Le 26/01/2022 à 14:41, Greg KH a écrit :
On Fri, Jan 21, 2022 at 09:07:35PM +0100, Laurent Vivier wrote:
Revert commit da31de35cd2f ("tty: goldfish: use __raw_writel()/__raw_readl()")
Why?
and define gf_ioread32()/gf_iowrite32() to be able to use accessors defined by the architecture.
What does this do?
Cc: stable@vger.kernel.org # v5.11+ Fixes: da31de35cd2f ("tty: goldfish: use __raw_writel()/__raw_readl()") Signed-off-by: Laurent Vivier laurent@vivier.eu
drivers/tty/goldfish.c | 20 ++++++++++---------- include/linux/goldfish.h | 15 +++++++++++---- 2 files changed, 21 insertions(+), 14 deletions(-)
...
-- 2.34.1
This feels like a step backwards. Why keep this level of indirection for no good reason?

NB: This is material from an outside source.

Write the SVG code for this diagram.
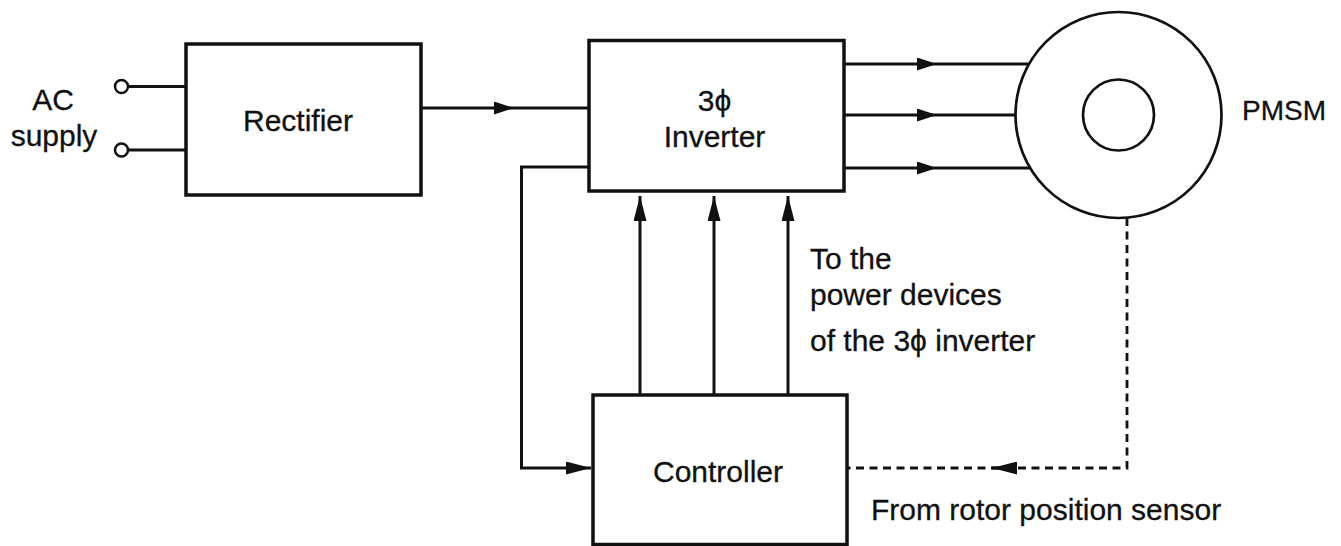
<svg xmlns="http://www.w3.org/2000/svg" width="1341" height="546" viewBox="0 0 1341 546">
<style>
text{font-family:"Liberation Sans","DejaVu Sans",Arial,sans-serif;font-size:30px;fill:#111;stroke:#111;stroke-width:0.3}
.box{fill:#fff;stroke:#111;stroke-width:3.5}
.ln{fill:none;stroke:#111;stroke-width:3}
.dash{fill:none;stroke:#111;stroke-width:2.8;stroke-dasharray:8 5.5}
.term{fill:#fff;stroke:#111;stroke-width:2.5}
.mid{text-anchor:middle}
</style>
<defs>
<marker id="ah" viewBox="0 0 20 13" refX="20" refY="6.5" markerWidth="20" markerHeight="13" markerUnits="userSpaceOnUse" orient="auto">
<path d="M0,0 L20,6.5 L0,13 z" fill="#111"/>
</marker>
<marker id="ahl" viewBox="0 0 25 13" refX="25" refY="6.5" markerWidth="25" markerHeight="13" markerUnits="userSpaceOnUse" orient="auto">
<path d="M0,0 L25,6.5 L0,13 z" fill="#111"/>
</marker>
</defs>
<rect width="1341" height="546" fill="#fff"/>

<g id="connectors">
<line class="ln" x1="128" y1="86.5" x2="186" y2="86.5"/>
<line class="ln" x1="128" y1="150" x2="186" y2="150"/>
<path class="ln" d="M421,108 L514,108" marker-end="url(#ah)"/>
<line class="ln" x1="514" y1="108" x2="589" y2="108"/>
<path class="ln" d="M844,64 L937,64" marker-end="url(#ah)"/>
<line class="ln" x1="937" y1="64" x2="1029" y2="64"/>
<path class="ln" d="M844,115 L937,115" marker-end="url(#ah)"/>
<line class="ln" x1="937" y1="115" x2="1016" y2="115"/>
<path class="ln" d="M844,168 L937,168" marker-end="url(#ah)"/>
<line class="ln" x1="937" y1="168" x2="1030" y2="168"/>
<path class="ln" d="M640,395 L640,196" marker-end="url(#ahl)"/>
<path class="ln" d="M714,395 L714,196" marker-end="url(#ahl)"/>
<path class="ln" d="M788,395 L788,196" marker-end="url(#ahl)"/>
<path class="ln" d="M589,167 L521.5,167 L521.5,468 L591,468" marker-end="url(#ahl)"/>
<path class="dash" d="M1127,218 L1127,468 L847,468"/>
<path class="ln" d="M1017,468 L992,468" marker-end="url(#ahl)"/>
</g>

<g id="ac-supply">
<circle class="term" cx="121.5" cy="86.5" r="6.5"/>
<circle class="term" cx="121.5" cy="150" r="6.5"/>
<text class="mid" x="53" y="110">AC</text>
<text class="mid" x="54" y="146">supply</text>
</g>

<g id="rectifier">
<rect class="box" x="186" y="44" width="235" height="151"/>
<text class="mid" x="298" y="131">Rectifier</text>
</g>

<g id="inverter">
<rect class="box" x="589" y="40.5" width="255" height="150.5"/>
<text class="mid" x="714.5" y="111">3ϕ</text>
<text class="mid" x="714.5" y="147">Inverter</text>
</g>

<g id="pmsm">
<circle fill="#fff" stroke="#111" stroke-width="2.7" cx="1118.5" cy="115" r="103"/>
<circle fill="none" stroke="#111" stroke-width="2.7" cx="1118.5" cy="115" r="35.5"/>
<text x="1242" y="120" style="font-size:28px">PMSM</text>
</g>

<g id="controller">
<rect class="box" x="593" y="395" width="254" height="149.5"/>
<text class="mid" x="718" y="482">Controller</text>
</g>

<g id="labels">
<text x="810" y="269">To the</text>
<text x="810" y="305">power devices</text>
<text x="810" y="351">of the 3ϕ inverter</text>
<text x="871" y="520">From rotor position sensor</text>
</g>
</svg>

It was proposed by Arnd on my previous iteration of the series when I wanted to update goldfish-rtc in the same way:
https://lore.kernel.org/all/CAK8P3a1H6-sd_+FqnOq0Zhj=L51EWuW5VCcYeTENcp3+PkT...
Keeping __raw_XXX() functions works on most of the cases except if the current CPU endianness can differ from the architecture one (like a ppc64le kernel (little-endian) running a ppc64 machine (big-endian)).
The best solution would be to update QEMU to set the device as a little-endian one, but google didn't merge its implemention in upstream QEMU and this would break all other OSes using goldfish devices on big-endian architectures.